> _GIVEN TASK_:
From the first line of the listing below to the line with "CJK SC', 'Liberation", print each line exactly, and nothing more. Leave out the pictures.

> _DATASET ENTRIES_:
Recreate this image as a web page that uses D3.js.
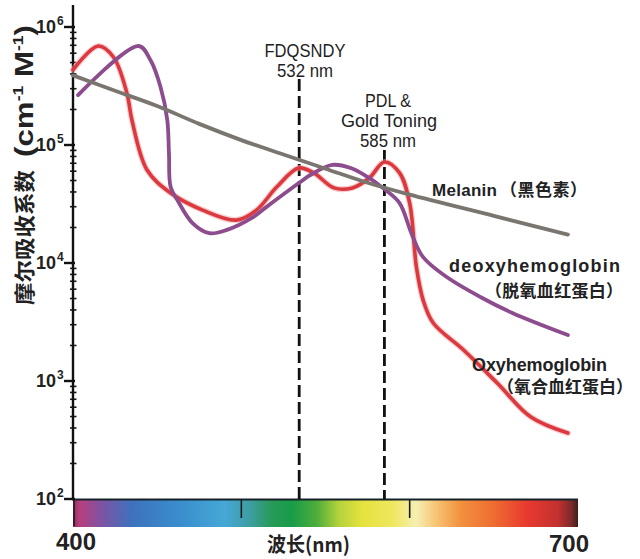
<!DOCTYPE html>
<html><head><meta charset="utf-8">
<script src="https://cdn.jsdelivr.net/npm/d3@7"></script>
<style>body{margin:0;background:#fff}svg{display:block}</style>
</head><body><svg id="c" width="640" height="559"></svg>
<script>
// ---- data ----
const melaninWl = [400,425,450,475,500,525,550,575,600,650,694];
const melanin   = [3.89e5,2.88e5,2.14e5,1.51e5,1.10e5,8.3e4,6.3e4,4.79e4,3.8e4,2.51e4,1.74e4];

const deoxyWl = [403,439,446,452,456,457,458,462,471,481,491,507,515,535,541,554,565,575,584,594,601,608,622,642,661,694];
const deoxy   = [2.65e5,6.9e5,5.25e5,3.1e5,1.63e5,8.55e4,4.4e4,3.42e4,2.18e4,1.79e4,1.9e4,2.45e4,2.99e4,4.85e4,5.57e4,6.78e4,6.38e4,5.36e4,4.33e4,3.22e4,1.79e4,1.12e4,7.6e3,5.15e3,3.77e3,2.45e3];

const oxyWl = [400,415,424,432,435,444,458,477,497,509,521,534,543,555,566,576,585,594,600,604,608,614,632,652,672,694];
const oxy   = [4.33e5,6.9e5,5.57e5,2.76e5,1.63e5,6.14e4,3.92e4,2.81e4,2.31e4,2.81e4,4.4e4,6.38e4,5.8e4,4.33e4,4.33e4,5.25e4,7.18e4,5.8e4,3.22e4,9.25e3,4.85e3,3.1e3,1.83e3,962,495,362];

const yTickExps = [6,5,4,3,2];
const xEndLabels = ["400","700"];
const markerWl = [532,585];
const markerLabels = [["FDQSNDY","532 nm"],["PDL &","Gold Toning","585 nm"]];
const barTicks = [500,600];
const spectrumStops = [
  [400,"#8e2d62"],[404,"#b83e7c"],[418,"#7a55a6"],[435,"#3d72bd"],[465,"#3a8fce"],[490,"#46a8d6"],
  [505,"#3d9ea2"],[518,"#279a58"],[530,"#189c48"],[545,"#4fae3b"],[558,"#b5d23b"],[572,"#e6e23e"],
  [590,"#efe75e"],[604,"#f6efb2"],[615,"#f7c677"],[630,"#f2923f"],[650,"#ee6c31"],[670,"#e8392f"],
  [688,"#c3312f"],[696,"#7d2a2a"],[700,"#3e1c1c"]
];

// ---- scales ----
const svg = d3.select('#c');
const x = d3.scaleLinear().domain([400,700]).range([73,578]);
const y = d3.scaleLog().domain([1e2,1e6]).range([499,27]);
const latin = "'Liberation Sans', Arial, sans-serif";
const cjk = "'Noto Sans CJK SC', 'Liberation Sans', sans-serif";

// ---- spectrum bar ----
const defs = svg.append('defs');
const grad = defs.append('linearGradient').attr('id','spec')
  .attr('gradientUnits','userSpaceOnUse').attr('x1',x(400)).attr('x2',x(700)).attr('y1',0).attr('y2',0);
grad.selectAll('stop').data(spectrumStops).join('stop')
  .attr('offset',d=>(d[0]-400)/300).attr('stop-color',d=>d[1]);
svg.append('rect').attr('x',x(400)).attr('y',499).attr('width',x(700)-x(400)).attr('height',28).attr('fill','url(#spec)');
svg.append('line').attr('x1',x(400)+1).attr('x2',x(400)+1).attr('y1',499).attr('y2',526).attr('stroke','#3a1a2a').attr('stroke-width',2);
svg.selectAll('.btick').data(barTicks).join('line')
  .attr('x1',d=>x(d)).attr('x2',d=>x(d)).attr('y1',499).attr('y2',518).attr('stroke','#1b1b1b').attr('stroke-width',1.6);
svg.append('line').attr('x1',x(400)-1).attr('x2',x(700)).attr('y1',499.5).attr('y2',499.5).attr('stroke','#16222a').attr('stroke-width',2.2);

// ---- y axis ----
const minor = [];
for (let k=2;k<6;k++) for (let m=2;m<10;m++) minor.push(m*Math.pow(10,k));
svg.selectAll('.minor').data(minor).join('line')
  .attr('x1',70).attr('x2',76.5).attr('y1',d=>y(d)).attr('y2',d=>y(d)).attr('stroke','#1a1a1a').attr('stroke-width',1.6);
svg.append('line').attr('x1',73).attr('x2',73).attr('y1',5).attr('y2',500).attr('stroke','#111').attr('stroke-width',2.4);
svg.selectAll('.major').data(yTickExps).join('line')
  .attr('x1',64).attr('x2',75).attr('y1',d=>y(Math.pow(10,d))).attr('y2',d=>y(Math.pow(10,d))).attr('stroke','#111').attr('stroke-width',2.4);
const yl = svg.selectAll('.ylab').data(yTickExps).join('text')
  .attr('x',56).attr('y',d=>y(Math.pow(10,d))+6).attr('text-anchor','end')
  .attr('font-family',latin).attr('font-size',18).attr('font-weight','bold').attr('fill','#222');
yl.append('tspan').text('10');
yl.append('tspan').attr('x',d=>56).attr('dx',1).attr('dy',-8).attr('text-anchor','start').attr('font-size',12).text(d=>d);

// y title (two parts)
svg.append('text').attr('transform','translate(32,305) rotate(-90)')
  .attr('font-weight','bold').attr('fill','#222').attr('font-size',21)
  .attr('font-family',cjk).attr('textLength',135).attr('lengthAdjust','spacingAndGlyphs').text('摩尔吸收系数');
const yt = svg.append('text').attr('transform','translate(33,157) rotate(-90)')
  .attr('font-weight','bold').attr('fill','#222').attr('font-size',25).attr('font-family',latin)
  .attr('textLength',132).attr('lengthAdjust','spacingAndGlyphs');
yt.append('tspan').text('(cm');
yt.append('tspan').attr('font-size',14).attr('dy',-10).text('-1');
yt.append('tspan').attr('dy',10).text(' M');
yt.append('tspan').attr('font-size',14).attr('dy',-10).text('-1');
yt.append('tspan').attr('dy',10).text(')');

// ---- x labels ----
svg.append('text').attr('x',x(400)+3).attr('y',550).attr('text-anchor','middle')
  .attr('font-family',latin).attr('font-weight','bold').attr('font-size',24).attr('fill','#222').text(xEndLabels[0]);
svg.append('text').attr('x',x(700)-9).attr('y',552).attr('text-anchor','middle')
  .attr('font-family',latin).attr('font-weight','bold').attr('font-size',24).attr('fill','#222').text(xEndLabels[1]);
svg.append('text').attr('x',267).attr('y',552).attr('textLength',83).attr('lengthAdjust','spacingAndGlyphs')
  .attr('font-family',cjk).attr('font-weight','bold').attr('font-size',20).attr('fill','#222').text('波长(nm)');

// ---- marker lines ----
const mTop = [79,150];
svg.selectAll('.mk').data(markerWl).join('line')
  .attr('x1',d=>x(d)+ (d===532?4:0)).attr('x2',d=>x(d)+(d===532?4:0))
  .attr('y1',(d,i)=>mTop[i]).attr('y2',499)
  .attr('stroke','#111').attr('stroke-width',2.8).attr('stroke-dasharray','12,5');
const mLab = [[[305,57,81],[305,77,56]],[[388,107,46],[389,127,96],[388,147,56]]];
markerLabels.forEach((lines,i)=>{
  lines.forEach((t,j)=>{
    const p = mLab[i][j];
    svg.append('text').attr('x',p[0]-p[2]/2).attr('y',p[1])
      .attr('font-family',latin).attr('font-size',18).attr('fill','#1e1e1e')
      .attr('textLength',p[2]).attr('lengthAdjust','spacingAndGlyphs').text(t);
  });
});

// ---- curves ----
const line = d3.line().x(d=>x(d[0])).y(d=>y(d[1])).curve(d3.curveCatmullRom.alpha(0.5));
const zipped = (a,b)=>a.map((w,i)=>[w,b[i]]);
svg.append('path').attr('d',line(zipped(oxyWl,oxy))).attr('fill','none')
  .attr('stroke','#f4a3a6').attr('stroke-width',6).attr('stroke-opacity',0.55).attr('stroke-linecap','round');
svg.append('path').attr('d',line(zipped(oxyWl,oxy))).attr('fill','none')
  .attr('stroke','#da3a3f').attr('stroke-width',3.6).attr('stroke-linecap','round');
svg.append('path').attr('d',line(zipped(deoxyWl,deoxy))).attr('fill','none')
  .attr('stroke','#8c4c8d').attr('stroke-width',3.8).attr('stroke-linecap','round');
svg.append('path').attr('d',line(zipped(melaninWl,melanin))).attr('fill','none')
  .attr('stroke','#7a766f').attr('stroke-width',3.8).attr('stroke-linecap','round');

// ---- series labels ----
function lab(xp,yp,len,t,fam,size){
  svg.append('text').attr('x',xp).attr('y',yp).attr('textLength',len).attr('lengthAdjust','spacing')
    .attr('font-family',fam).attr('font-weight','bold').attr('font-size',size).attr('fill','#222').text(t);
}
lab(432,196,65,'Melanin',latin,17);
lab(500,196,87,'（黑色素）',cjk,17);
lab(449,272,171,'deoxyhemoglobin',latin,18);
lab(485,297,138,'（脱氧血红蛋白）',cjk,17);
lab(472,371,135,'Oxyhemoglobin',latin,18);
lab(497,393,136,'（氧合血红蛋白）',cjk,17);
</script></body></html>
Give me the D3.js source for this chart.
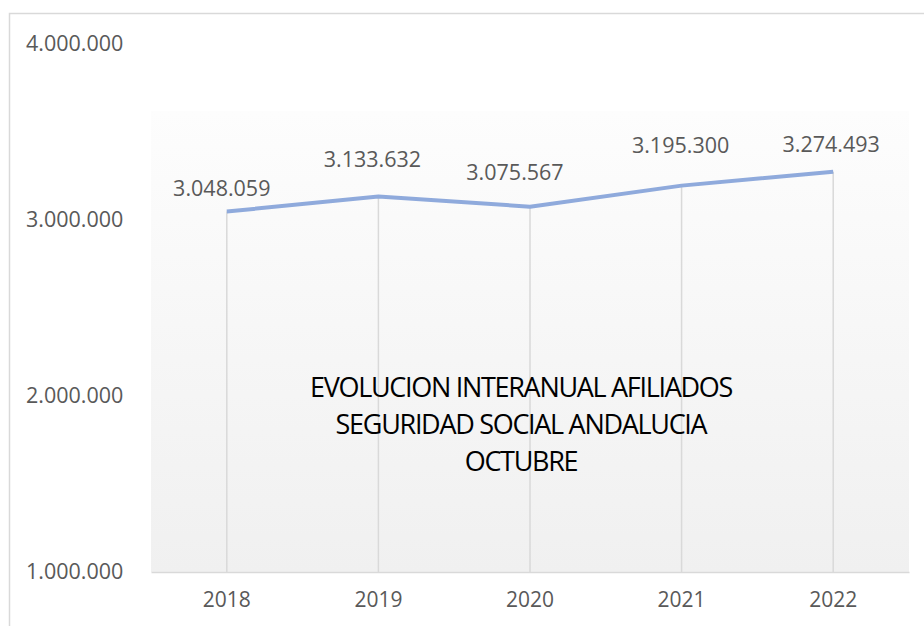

> _TASK OUTPUT_:
Recreate this image as a web page that uses D3.js.
<!DOCTYPE html>
<html><head><meta charset="utf-8">
<script src="https://cdn.jsdelivr.net/npm/d3@7"></script>
<style>body{margin:0;background:#fff}svg{display:block}</style>
</head><body><svg id="c" width="640" height="559"></svg>
<script>
// ---- data ----
const melaninWl = [400,425,450,475,500,525,550,575,600,650,694];
const melanin   = [3.89e5,2.88e5,2.14e5,1.51e5,1.10e5,8.3e4,6.3e4,4.79e4,3.8e4,2.51e4,1.74e4];

const deoxyWl = [403,439,446,452,456,457,458,462,471,481,491,507,515,535,541,554,565,575,584,594,601,608,622,642,661,694];
const deoxy   = [2.65e5,6.9e5,5.25e5,3.1e5,1.63e5,8.55e4,4.4e4,3.42e4,2.18e4,1.79e4,1.9e4,2.45e4,2.99e4,4.85e4,5.57e4,6.78e4,6.38e4,5.36e4,4.33e4,3.22e4,1.79e4,1.12e4,7.6e3,5.15e3,3.77e3,2.45e3];

const oxyWl = [400,415,424,432,435,444,458,477,497,509,521,534,543,555,566,576,585,594,600,604,608,614,632,652,672,694];
const oxy   = [4.33e5,6.9e5,5.57e5,2.76e5,1.63e5,6.14e4,3.92e4,2.81e4,2.31e4,2.81e4,4.4e4,6.38e4,5.8e4,4.33e4,4.33e4,5.25e4,7.18e4,5.8e4,3.22e4,9.25e3,4.85e3,3.1e3,1.83e3,962,495,362];

const yTickExps = [6,5,4,3,2];
const xEndLabels = ["400","700"];
const markerWl = [532,585];
const markerLabels = [["FDQSNDY","532 nm"],["PDL &","Gold Toning","585 nm"]];
const barTicks = [500,600];
const spectrumStops = [
  [400,"#8e2d62"],[404,"#b83e7c"],[418,"#7a55a6"],[435,"#3d72bd"],[465,"#3a8fce"],[490,"#46a8d6"],
  [505,"#3d9ea2"],[518,"#279a58"],[530,"#189c48"],[545,"#4fae3b"],[558,"#b5d23b"],[572,"#e6e23e"],
  [590,"#efe75e"],[604,"#f6efb2"],[615,"#f7c677"],[630,"#f2923f"],[650,"#ee6c31"],[670,"#e8392f"],
  [688,"#c3312f"],[696,"#7d2a2a"],[700,"#3e1c1c"]
];

// ---- scales ----
const svg = d3.select('#c');
const x = d3.scaleLinear().domain([400,700]).range([73,578]);
const y = d3.scaleLog().domain([1e2,1e6]).range([499,27]);
const latin = "'Liberation Sans', Arial, sans-serif";
const cjk = "'Noto Sans CJK SC', 'Liberation Sans', sans-serif";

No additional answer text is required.